Participação ativa na criação de normas
Como a associação auxilia suas empresas associadas a se adaptarem às novas regulamentações do setor?
— A principal forma de atuação é participando desde o início da elaboração e do desenvolvimento das regulamentações. Isso evita que sejam criadas normas impossíveis de serem aplicadas na prática. Defendemos regulamentações eficazes, que ajudem a coibir desvios e que possam ser cumpridas com responsabilidade. Nossa presença nas discussões desde a origem das propostas é fundamental.
Agro e transporte: uma parceria que não tem fim
Qual é a visão da ANATC para o futuro do agronegócio brasileiro em relação ao transporte de cargas?
— O transporte rodoviário é essencial para todos os setores da economia, especialmente para o agronegócio, que é o grande motor da economia brasileira. Em um país continental como o nosso, é indispensável ter empresas de transporte fortes e sustentáveis para garantir o crescimento do agro. Essa interdependência entre transporte e produção agrícola é permanente — o ferroviário e o fluvial não chegam até as fazendas. Investir em infraestrutura, como estradas e portos, é melhorar todo o ecossistema.
Avanços e conquistas da ANATC
Quais são os maiores avanços que a associação conquistou desde sua fundação?

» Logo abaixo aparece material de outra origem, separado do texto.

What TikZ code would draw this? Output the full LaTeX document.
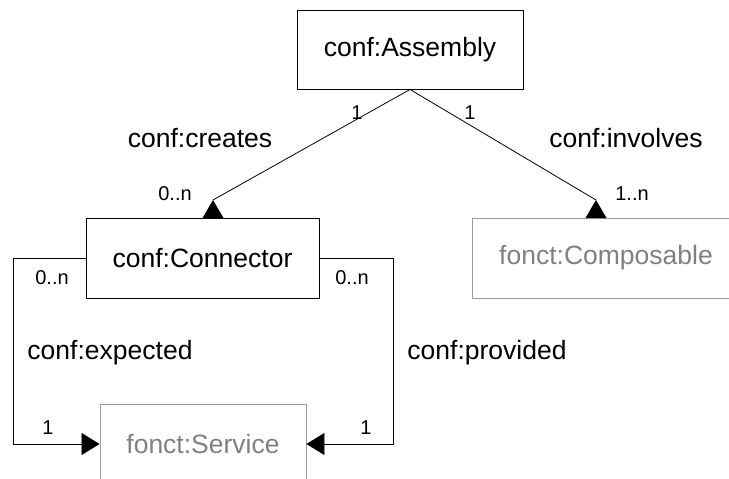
\documentclass[tikz,border=0pt]{standalone}
\usepackage{fontspec}
\setmainfont{Liberation Sans}
\usetikzlibrary{arrows.meta}
\definecolor{greytext}{RGB}{128,128,128}
\definecolor{greyline}{RGB}{155,155,155}
\begin{document}
\begin{tikzpicture}[x=1pt,y=-1pt,
  cls/.style={draw=black,line width=0.9pt,inner sep=0pt,minimum height=80pt,font=\fontsize{26.5}{30}\selectfont},
  ext/.style={cls,draw=greyline,text=greytext},
  rel/.style={font=\fontsize{26.5}{30}\selectfont,inner sep=0pt},
  mult/.style={font=\fontsize{20}{24}\selectfont,inner sep=0pt},
  link/.style={line width=0.8pt},
  tip/.style={-{Triangle[length=18pt,width=22pt]}}]
\useasboundingbox (0,0) rectangle (729,479);
\clip (0,0) rectangle (729,479);
\node[cls,minimum width=226pt,minimum height=79pt] (asm) at (410,49.5) {conf:Assembly};
\node[cls,minimum width=233pt] (con) at (202.5,258) {conf:Connector};
\node[ext,minimum width=268pt] (cmp) at (606,258) {fonct:Composable};
\node[ext,minimum width=206pt] (srv) at (203,444) {fonct:Service};

% diagonal connectors with upward triangles
\coordinate (a1) at (213,200);
\coordinate (a2) at (596,200);
\draw[link] (asm.south) -- (a1);
\draw[link] (asm.south) -- (a2);
\fill (a1) -- ++(-10.5,18) -- ++(21,0) -- cycle;
\fill (a2) -- ++(-10.5,18) -- ++(21,0) -- cycle;

% elbow connectors
\coordinate (l1) at (13,258);
\coordinate (r1) at (393,258);
\draw[link,tip] (con.west) -- (l1) |- (srv.west);
\draw[link,tip] (con.east) -- (r1) |- (srv.east);

% labels
\node[mult] (m1) at (357,113) {1};
\node[mult] (m2) at (470,113) {1};
\node[mult] (m3) at (175,194) {0..n};
\node[mult] (m4) at (632,194) {1..n};
\node[mult] (m5) at (52,278) {0..n};
\node[mult] (m6) at (352,278) {0..n};
\node[mult] (m7) at (48,428) {1};
\node[mult] (m8) at (366,428) {1};
\node[rel] (r-cr) at (200,138) {conf:creates};
\node[rel] (r-in) at (626,138) {conf:involves};
\node[rel] (r-ex) at (110,353) {conf:expected};
\node[rel] (r-pr) at (487,353) {conf:provided};
\end{tikzpicture}
\end{document}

— Desde 2018, a ANATC tem feito um trabalho sério em defesa do mercado e de seus associados. Entre os avanços, destaco a participação na formulação de regulamentações, o apoio a instituições como o Instituto Brasil Logística (IBL) e nossa presença cada vez mais marcante no cenário nacional. Mas, acima de tudo, nosso maior feito tem sido promover a união dos associados — empresas que antes eram concorrentes e pouco se comunicavam hoje mantêm uma relação sólida e colaborativa dentro de um ambiente legal e organizado.

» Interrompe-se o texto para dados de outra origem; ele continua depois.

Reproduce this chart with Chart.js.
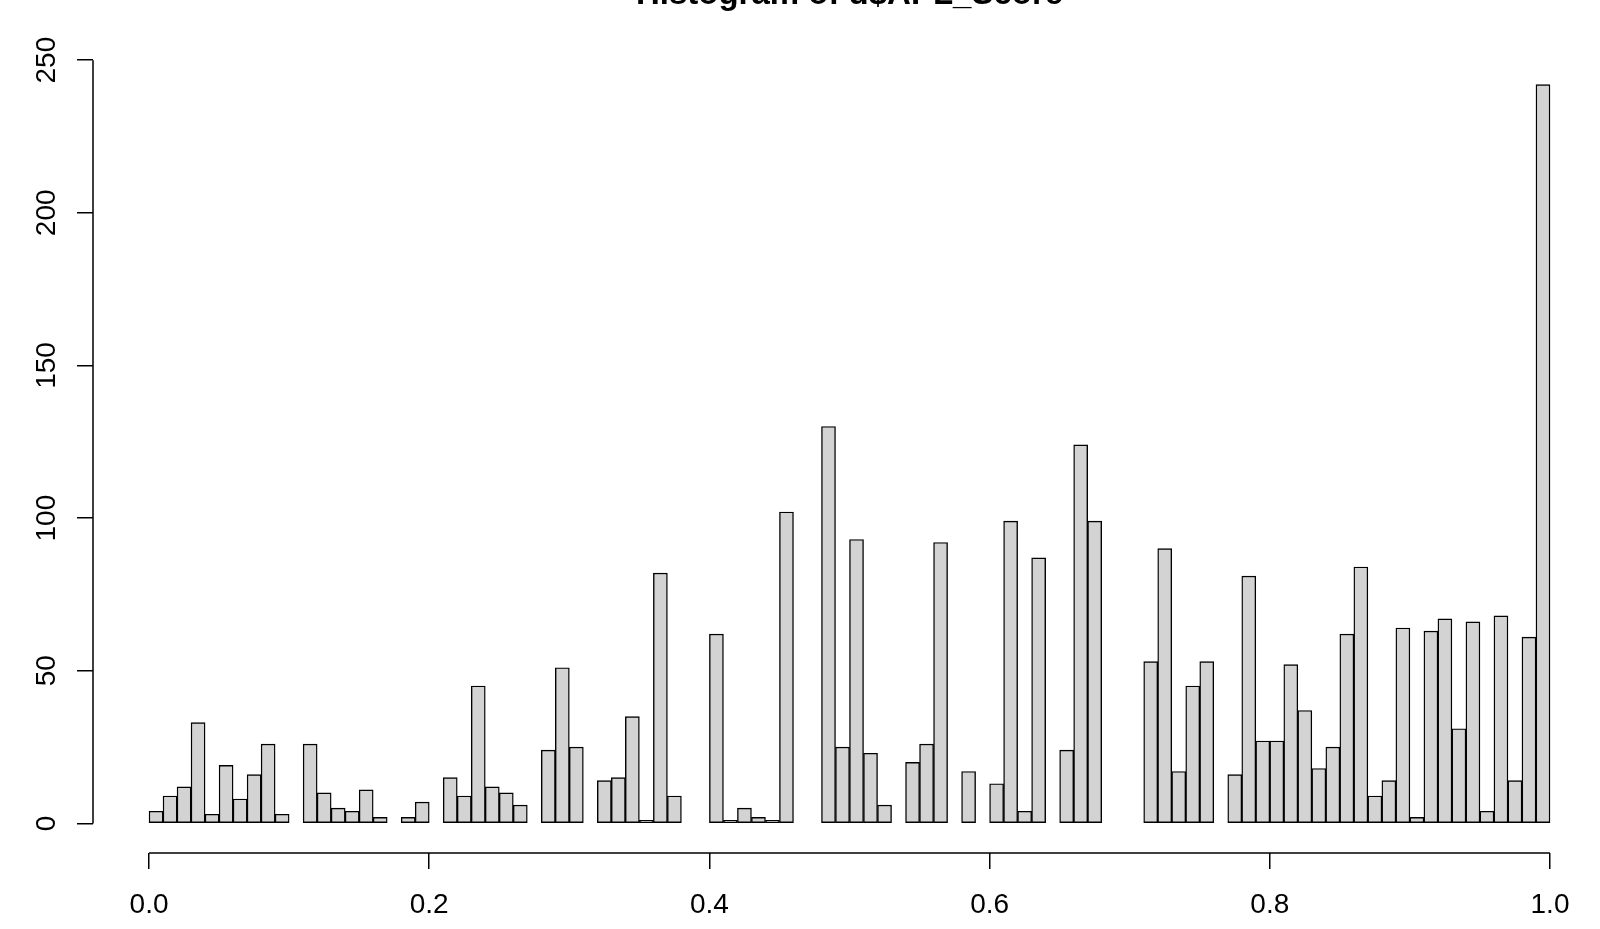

Mais diálogo entre entidades representativas
Em sua opinião, como a parceria entre os principais representantes do setor pode ser aprimorada?
— Assim como o nosso setor tem a ANATC, outros segmentos também têm suas associações, muitas delas até mais antigas e organizadas. Essa interdependência entre setores não vai acabar. Nenhum produto sai da indústria ou chega ao consumidor sem transporte. Somos elos de uma mesma corrente — se uma falha, tudo desanda. O aprimoramento dessas parcerias passa por diálogo, reconhecimento mútuo e presença ativa nas discussões. É preciso saber quais entidades representam cada setor, entender suas pautas e, principalmente, estar à mesa quando os assuntos estratégicos forem debatidos.
Expansão e voz mais ativa
Quais são os projetos futuros da ANATC para expandir sua atuação e impactar positivamente o setor de transporte?
— Nosso maior objetivo é ser cada vez mais a voz do transporte rodoviário de cargas junto aos Poderes Executivo, Legislativo e Judiciário, às agências reguladoras e à sociedade. Queremos expor nossas dores, mostrar o que fazemos de bom e escutar o que podemos melhorar em termos de representatividade. Com o tempo, acredito que vamos continuar nos fortalecendo e ampliando nosso impacto. Nosso compromisso é com um trabalho sério, técnico e ético, em prol de todo o setor.